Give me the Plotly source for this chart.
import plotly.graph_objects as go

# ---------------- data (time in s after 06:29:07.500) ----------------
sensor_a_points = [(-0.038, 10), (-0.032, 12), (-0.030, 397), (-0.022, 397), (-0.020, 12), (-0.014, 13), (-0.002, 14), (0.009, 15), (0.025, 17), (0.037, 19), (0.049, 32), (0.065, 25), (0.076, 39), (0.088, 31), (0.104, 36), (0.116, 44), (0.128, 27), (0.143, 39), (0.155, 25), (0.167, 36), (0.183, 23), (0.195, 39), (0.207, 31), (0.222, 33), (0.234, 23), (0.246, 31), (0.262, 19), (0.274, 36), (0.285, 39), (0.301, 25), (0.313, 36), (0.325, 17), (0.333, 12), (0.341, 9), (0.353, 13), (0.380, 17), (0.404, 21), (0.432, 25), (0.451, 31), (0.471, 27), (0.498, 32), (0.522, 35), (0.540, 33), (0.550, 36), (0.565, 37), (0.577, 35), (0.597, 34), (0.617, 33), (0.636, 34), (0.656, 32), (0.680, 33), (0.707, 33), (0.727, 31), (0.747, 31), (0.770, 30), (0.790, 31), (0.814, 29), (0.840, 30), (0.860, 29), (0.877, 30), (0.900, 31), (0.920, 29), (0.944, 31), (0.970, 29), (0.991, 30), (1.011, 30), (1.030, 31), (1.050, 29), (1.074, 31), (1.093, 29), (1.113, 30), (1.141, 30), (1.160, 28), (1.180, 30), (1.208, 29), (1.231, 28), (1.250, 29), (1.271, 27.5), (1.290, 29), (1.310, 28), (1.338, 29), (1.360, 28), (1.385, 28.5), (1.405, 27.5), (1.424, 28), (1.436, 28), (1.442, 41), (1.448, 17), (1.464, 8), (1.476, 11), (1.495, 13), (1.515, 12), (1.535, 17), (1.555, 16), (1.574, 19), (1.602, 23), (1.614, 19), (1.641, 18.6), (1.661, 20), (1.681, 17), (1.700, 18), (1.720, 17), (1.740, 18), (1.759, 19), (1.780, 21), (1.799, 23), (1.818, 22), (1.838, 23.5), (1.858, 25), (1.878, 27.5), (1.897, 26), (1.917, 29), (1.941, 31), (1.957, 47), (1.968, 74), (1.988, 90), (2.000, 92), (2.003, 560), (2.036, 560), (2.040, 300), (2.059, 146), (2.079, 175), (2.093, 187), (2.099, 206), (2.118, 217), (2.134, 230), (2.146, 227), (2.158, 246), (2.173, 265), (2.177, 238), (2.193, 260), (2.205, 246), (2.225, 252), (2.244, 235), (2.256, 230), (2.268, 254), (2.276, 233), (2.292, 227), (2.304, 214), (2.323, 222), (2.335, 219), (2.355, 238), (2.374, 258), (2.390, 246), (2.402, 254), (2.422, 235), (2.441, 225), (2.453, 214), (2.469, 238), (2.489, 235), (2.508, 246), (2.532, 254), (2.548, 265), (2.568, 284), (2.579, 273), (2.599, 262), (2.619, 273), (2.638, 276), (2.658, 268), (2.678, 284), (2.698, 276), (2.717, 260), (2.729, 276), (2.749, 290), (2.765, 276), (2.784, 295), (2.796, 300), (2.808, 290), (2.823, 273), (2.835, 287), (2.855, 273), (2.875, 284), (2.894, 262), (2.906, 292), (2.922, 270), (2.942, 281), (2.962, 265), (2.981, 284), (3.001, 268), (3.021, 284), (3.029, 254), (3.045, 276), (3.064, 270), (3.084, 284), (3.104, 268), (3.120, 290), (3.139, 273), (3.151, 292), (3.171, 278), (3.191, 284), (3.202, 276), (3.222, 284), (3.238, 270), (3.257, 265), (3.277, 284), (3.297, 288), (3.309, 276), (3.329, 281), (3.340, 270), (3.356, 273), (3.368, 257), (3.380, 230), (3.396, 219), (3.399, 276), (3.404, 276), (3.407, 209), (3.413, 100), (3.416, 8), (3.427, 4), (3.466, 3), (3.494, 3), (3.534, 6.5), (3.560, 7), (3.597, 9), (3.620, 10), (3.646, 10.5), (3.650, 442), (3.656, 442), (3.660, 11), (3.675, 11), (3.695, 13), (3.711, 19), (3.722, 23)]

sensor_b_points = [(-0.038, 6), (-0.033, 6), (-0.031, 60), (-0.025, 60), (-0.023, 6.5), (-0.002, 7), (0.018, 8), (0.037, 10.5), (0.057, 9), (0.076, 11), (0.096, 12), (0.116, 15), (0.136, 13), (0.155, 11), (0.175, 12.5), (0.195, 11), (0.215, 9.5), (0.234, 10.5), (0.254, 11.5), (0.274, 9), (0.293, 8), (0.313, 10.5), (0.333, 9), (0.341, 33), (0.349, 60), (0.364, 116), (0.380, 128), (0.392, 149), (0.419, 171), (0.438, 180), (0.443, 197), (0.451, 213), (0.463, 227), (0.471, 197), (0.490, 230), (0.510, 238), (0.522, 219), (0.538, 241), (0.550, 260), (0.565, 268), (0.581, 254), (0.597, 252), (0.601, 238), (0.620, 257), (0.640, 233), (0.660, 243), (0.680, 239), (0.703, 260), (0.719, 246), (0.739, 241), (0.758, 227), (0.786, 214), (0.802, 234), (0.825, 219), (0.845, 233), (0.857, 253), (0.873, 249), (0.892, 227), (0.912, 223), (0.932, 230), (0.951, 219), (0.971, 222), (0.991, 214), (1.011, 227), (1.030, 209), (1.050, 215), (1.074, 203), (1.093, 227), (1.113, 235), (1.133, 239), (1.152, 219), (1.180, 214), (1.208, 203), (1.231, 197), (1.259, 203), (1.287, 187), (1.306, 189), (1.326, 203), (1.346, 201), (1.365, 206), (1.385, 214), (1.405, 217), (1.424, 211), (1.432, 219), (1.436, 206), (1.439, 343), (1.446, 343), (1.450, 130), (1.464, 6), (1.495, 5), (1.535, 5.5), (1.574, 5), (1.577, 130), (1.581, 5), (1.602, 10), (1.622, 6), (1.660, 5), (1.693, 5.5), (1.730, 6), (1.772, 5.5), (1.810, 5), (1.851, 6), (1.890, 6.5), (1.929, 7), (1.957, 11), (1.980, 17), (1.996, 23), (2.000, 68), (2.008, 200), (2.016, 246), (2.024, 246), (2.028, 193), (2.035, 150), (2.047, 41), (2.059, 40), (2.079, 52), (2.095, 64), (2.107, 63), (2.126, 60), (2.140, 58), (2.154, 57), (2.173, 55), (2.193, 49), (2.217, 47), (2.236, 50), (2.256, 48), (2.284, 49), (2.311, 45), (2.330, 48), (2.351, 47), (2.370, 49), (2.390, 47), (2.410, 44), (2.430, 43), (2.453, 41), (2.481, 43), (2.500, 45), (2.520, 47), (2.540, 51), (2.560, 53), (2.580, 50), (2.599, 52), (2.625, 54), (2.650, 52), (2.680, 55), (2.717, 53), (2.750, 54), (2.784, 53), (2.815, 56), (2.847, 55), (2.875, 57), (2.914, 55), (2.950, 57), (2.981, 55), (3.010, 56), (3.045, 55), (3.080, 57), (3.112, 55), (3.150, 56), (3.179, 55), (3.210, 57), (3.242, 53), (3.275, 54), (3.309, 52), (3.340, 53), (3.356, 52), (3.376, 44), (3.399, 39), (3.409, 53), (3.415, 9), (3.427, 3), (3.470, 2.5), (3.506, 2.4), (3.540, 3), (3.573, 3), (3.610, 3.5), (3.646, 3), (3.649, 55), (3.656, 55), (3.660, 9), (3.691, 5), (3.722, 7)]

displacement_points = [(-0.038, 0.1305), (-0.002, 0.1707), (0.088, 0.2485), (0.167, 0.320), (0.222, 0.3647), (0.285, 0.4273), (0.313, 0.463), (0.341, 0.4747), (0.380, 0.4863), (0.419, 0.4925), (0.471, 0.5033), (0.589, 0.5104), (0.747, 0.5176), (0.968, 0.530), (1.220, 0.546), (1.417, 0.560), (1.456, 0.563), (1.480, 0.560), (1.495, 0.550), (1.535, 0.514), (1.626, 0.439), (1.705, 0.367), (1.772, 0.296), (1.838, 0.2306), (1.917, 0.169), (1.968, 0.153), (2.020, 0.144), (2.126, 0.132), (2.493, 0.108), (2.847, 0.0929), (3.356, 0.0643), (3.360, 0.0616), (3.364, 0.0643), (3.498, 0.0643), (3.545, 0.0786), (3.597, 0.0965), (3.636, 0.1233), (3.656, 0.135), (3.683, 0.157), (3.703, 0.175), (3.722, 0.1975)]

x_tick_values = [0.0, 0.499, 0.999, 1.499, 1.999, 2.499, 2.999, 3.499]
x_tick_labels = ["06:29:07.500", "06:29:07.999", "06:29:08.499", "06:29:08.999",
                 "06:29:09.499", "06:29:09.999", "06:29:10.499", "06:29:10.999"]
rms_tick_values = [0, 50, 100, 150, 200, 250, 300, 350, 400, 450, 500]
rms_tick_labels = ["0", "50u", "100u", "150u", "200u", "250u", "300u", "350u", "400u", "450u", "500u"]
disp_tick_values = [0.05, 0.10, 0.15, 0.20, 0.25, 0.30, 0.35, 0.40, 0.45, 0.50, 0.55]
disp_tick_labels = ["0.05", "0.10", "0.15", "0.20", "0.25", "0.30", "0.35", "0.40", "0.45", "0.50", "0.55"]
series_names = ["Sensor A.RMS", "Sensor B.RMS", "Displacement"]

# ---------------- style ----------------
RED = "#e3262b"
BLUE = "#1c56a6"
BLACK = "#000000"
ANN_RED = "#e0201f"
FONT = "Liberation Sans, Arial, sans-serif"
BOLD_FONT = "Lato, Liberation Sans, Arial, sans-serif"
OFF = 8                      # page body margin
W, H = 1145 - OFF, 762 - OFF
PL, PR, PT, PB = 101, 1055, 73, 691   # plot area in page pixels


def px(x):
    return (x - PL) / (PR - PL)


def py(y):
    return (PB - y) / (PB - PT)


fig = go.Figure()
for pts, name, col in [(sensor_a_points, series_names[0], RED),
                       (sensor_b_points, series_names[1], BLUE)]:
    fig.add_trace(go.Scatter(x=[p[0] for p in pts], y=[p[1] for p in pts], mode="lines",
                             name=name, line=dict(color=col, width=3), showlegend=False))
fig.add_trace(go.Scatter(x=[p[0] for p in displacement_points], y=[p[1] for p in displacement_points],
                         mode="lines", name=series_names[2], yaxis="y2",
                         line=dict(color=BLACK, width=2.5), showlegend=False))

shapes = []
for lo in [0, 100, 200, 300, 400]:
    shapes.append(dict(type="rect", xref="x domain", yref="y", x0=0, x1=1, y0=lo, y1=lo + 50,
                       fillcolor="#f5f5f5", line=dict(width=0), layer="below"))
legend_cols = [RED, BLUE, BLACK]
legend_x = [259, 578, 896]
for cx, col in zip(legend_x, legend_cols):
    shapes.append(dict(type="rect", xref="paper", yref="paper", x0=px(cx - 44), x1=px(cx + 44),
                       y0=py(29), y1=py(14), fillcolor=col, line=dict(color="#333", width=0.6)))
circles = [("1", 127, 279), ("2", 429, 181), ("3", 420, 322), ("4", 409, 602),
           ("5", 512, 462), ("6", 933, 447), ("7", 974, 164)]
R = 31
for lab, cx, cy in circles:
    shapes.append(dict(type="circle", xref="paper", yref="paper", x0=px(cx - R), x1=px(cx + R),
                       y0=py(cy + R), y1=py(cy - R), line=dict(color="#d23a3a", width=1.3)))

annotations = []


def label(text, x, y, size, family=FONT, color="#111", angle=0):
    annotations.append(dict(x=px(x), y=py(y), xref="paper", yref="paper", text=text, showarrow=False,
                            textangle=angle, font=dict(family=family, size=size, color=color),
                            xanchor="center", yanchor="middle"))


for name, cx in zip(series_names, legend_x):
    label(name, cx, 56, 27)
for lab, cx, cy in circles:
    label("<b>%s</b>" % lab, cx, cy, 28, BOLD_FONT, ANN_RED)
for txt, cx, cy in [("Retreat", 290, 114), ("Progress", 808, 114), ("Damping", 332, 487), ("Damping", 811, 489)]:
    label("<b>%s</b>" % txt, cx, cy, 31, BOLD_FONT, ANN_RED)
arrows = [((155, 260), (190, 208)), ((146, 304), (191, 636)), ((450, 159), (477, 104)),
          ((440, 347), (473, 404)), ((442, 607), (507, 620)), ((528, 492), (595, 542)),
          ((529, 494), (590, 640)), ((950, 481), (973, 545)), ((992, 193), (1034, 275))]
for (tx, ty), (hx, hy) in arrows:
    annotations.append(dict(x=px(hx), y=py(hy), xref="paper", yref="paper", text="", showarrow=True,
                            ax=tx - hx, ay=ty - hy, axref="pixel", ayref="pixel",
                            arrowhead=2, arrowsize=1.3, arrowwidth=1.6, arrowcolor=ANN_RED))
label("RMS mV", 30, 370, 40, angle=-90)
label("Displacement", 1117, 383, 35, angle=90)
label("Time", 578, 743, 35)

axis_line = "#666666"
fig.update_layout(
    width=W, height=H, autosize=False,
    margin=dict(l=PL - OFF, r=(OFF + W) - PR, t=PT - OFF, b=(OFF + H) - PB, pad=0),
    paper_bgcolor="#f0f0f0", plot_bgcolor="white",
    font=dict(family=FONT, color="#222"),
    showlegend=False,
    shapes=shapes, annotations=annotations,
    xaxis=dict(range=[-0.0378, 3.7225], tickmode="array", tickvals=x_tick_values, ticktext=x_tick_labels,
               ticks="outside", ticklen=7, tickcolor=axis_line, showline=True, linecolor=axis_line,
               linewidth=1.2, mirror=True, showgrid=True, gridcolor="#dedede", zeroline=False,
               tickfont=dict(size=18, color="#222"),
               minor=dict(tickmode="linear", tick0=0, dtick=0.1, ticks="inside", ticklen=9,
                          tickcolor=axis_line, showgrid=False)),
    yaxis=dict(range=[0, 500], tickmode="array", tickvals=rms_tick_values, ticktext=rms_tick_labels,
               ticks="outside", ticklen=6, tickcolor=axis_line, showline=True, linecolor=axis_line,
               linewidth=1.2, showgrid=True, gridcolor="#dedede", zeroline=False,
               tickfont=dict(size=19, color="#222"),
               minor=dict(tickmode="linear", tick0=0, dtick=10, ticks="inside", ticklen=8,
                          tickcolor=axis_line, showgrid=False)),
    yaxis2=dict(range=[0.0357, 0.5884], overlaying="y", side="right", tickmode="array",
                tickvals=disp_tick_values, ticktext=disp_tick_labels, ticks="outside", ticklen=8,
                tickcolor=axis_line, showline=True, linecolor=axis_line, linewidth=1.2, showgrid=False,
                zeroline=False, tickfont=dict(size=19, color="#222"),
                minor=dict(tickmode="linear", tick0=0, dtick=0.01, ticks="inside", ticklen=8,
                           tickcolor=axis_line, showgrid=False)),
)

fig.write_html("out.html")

---

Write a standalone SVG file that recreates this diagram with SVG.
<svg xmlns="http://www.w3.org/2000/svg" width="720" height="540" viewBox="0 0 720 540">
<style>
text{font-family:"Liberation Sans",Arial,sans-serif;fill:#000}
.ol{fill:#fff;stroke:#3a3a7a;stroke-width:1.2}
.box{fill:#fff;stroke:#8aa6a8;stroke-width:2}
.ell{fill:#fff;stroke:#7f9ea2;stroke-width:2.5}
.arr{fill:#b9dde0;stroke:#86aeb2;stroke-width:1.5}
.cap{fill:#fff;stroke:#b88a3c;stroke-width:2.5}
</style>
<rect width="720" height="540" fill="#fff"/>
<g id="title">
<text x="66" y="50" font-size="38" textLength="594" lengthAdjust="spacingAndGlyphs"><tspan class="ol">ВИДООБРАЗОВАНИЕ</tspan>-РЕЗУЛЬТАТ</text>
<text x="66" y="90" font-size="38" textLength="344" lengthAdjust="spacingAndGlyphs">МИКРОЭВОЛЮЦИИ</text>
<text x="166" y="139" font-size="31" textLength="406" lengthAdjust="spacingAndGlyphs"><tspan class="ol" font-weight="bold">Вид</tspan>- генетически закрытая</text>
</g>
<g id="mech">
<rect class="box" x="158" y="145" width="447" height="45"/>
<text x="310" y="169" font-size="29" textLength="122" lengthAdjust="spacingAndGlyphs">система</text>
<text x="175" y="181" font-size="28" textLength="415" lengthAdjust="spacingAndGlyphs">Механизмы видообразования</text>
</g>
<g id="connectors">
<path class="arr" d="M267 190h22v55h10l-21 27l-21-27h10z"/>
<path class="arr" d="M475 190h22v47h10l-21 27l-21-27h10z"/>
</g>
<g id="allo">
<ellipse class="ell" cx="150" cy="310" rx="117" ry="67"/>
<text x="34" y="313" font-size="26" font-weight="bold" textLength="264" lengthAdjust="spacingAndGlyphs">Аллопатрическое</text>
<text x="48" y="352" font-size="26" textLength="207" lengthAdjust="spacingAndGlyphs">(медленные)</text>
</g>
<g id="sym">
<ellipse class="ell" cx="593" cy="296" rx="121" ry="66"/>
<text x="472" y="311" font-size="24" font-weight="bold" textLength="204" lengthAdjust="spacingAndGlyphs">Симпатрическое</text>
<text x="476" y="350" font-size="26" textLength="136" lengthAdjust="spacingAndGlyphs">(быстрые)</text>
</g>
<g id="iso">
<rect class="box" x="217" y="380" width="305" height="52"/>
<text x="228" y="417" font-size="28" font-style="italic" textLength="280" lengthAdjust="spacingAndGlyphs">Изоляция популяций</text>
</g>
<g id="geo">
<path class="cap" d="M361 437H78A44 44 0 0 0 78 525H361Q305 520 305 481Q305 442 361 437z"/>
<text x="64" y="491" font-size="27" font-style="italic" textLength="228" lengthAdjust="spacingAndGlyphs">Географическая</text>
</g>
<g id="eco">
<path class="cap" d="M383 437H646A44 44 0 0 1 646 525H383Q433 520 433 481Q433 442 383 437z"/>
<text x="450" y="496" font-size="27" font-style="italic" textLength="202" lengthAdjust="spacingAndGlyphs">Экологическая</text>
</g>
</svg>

* * *

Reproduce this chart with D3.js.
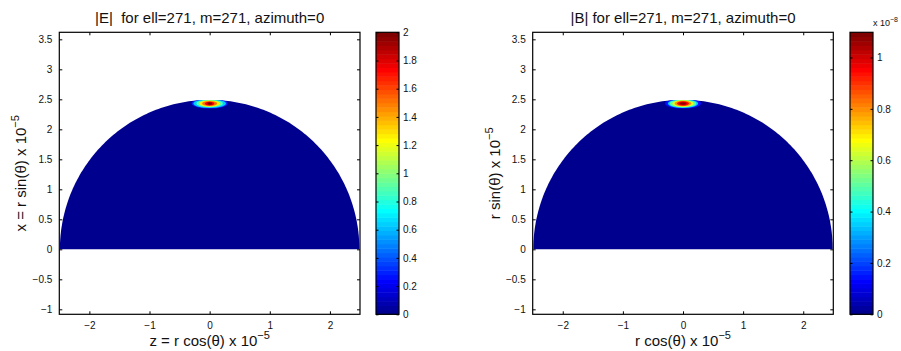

◆ **Prompt**:
Repeat word for word the lines from the line with "Give me the Plotly source for this chart." to the line with "import plotly.graph_objects as go", both lines included.

◆ **Output**:
Give me the Plotly source for this chart.
import plotly.graph_objects as go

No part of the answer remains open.